---- DATA SEGMENT

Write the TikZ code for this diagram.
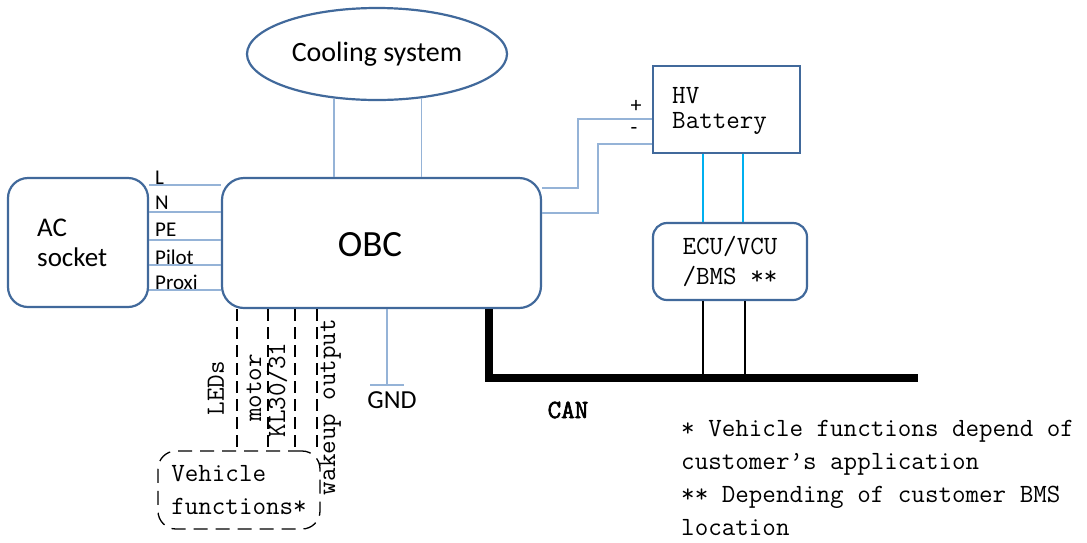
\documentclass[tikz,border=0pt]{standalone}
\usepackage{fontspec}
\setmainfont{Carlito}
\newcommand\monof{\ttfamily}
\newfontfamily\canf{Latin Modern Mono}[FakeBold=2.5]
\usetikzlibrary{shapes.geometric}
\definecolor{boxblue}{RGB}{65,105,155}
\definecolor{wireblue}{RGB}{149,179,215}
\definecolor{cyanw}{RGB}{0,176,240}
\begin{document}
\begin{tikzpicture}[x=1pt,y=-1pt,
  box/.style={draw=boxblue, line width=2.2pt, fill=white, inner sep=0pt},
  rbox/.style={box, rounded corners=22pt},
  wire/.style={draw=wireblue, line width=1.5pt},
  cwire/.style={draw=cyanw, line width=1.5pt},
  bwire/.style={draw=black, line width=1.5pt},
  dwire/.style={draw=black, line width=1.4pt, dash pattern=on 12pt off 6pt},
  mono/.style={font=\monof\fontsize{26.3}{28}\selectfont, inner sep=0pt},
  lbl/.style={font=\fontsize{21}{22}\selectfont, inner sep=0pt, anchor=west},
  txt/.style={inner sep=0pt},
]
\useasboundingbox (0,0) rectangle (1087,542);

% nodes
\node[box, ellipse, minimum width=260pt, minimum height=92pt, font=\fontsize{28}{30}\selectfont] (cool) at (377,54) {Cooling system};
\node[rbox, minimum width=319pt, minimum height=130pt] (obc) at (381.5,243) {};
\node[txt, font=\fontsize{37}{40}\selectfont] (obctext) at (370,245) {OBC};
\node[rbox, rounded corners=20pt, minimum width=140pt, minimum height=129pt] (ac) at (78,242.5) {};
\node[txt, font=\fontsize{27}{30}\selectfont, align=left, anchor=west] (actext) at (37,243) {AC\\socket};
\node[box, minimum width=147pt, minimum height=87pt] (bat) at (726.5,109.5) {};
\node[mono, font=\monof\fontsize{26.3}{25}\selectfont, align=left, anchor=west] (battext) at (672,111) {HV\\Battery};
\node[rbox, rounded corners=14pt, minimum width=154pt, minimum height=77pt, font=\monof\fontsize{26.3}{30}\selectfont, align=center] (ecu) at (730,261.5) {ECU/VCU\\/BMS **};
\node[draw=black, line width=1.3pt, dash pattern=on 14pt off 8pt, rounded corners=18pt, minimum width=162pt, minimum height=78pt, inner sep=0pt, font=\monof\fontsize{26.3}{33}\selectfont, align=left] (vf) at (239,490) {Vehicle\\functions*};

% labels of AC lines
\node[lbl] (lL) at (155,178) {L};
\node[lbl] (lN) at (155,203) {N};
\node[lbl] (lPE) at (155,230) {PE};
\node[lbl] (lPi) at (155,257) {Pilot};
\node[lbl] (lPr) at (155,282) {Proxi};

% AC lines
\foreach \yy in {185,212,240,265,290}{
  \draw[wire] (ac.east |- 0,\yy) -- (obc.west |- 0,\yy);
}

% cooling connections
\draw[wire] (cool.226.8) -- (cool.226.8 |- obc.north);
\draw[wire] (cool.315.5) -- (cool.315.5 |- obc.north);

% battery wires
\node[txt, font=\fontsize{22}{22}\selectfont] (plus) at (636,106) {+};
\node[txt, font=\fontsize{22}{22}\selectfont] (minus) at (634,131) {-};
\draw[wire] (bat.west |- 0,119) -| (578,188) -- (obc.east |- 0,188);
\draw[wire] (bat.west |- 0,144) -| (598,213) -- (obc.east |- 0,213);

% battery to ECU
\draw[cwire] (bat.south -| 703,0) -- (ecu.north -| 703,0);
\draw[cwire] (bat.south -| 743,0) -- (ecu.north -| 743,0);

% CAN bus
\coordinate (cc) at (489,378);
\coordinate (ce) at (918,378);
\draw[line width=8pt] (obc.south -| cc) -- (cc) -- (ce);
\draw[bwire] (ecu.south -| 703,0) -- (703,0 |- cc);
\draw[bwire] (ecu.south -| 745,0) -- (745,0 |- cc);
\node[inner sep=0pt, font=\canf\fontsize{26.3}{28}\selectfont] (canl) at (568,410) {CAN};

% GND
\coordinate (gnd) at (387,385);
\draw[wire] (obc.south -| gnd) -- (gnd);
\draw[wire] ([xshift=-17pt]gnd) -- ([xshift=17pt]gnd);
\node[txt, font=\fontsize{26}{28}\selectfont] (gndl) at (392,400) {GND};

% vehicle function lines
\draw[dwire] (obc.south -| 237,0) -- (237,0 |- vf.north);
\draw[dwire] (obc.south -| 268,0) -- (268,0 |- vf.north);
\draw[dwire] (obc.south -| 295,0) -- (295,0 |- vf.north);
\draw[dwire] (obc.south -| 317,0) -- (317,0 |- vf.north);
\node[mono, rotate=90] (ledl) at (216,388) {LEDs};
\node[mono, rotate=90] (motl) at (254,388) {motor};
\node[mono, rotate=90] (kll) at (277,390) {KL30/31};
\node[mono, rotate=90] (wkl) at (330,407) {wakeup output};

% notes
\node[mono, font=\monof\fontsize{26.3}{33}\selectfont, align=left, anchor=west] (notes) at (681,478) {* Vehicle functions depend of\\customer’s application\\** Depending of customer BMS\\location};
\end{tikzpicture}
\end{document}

--------

WORK TO DO: Quote the listing above in full, except for the pictures.

WRITTEN REPLY:
Write the TikZ code for this diagram.
\documentclass[tikz,border=0pt]{standalone}
\usepackage{fontspec}
\setmainfont{Carlito}
\newcommand\monof{\ttfamily}
\newfontfamily\canf{Latin Modern Mono}[FakeBold=2.5]
\usetikzlibrary{shapes.geometric}
\definecolor{boxblue}{RGB}{65,105,155}
\definecolor{wireblue}{RGB}{149,179,215}
\definecolor{cyanw}{RGB}{0,176,240}
\begin{document}
\begin{tikzpicture}[x=1pt,y=-1pt,
  box/.style={draw=boxblue, line width=2.2pt, fill=white, inner sep=0pt},
  rbox/.style={box, rounded corners=22pt},
  wire/.style={draw=wireblue, line width=1.5pt},
  cwire/.style={draw=cyanw, line width=1.5pt},
  bwire/.style={draw=black, line width=1.5pt},
  dwire/.style={draw=black, line width=1.4pt, dash pattern=on 12pt off 6pt},
  mono/.style={font=\monof\fontsize{26.3}{28}\selectfont, inner sep=0pt},
  lbl/.style={font=\fontsize{21}{22}\selectfont, inner sep=0pt, anchor=west},
  txt/.style={inner sep=0pt},
]
\useasboundingbox (0,0) rectangle (1087,542);

% nodes
\node[box, ellipse, minimum width=260pt, minimum height=92pt, font=\fontsize{28}{30}\selectfont] (cool) at (377,54) {Cooling system};
\node[rbox, minimum width=319pt, minimum height=130pt] (obc) at (381.5,243) {};
\node[txt, font=\fontsize{37}{40}\selectfont] (obctext) at (370,245) {OBC};
\node[rbox, rounded corners=20pt, minimum width=140pt, minimum height=129pt] (ac) at (78,242.5) {};
\node[txt, font=\fontsize{27}{30}\selectfont, align=left, anchor=west] (actext) at (37,243) {AC\\socket};
\node[box, minimum width=147pt, minimum height=87pt] (bat) at (726.5,109.5) {};
\node[mono, font=\monof\fontsize{26.3}{25}\selectfont, align=left, anchor=west] (battext) at (672,111) {HV\\Battery};
\node[rbox, rounded corners=14pt, minimum width=154pt, minimum height=77pt, font=\monof\fontsize{26.3}{30}\selectfont, align=center] (ecu) at (730,261.5) {ECU/VCU\\/BMS **};
\node[draw=black, line width=1.3pt, dash pattern=on 14pt off 8pt, rounded corners=18pt, minimum width=162pt, minimum height=78pt, inner sep=0pt, font=\monof\fontsize{26.3}{33}\selectfont, align=left] (vf) at (239,490) {Vehicle\\functions*};

% labels of AC lines
\node[lbl] (lL) at (155,178) {L};
\node[lbl] (lN) at (155,203) {N};
\node[lbl] (lPE) at (155,230) {PE};
\node[lbl] (lPi) at (155,257) {Pilot};
\node[lbl] (lPr) at (155,282) {Proxi};

% AC lines
\foreach \yy in {185,212,240,265,290}{
  \draw[wire] (ac.east |- 0,\yy) -- (obc.west |- 0,\yy);
}

% cooling connections
\draw[wire] (cool.226.8) -- (cool.226.8 |- obc.north);
\draw[wire] (cool.315.5) -- (cool.315.5 |- obc.north);

% battery wires
\node[txt, font=\fontsize{22}{22}\selectfont] (plus) at (636,106) {+};
\node[txt, font=\fontsize{22}{22}\selectfont] (minus) at (634,131) {-};
\draw[wire] (bat.west |- 0,119) -| (578,188) -- (obc.east |- 0,188);
\draw[wire] (bat.west |- 0,144) -| (598,213) -- (obc.east |- 0,213);

% battery to ECU
\draw[cwire] (bat.south -| 703,0) -- (ecu.north -| 703,0);
\draw[cwire] (bat.south -| 743,0) -- (ecu.north -| 743,0);

% CAN bus
\coordinate (cc) at (489,378);
\coordinate (ce) at (918,378);
\draw[line width=8pt] (obc.south -| cc) -- (cc) -- (ce);
\draw[bwire] (ecu.south -| 703,0) -- (703,0 |- cc);
\draw[bwire] (ecu.south -| 745,0) -- (745,0 |- cc);
\node[inner sep=0pt, font=\canf\fontsize{26.3}{28}\selectfont] (canl) at (568,410) {CAN};

% GND
\coordinate (gnd) at (387,385);
\draw[wire] (obc.south -| gnd) -- (gnd);
\draw[wire] ([xshift=-17pt]gnd) -- ([xshift=17pt]gnd);
\node[txt, font=\fontsize{26}{28}\selectfont] (gndl) at (392,400) {GND};

% vehicle function lines
\draw[dwire] (obc.south -| 237,0) -- (237,0 |- vf.north);
\draw[dwire] (obc.south -| 268,0) -- (268,0 |- vf.north);
\draw[dwire] (obc.south -| 295,0) -- (295,0 |- vf.north);
\draw[dwire] (obc.south -| 317,0) -- (317,0 |- vf.north);
\node[mono, rotate=90] (ledl) at (216,388) {LEDs};
\node[mono, rotate=90] (motl) at (254,388) {motor};
\node[mono, rotate=90] (kll) at (277,390) {KL30/31};
\node[mono, rotate=90] (wkl) at (330,407) {wakeup output};

% notes
\node[mono, font=\monof\fontsize{26.3}{33}\selectfont, align=left, anchor=west] (notes) at (681,478) {* Vehicle functions depend of\\customer’s application\\** Depending of customer BMS\\location};
\end{tikzpicture}
\end{document}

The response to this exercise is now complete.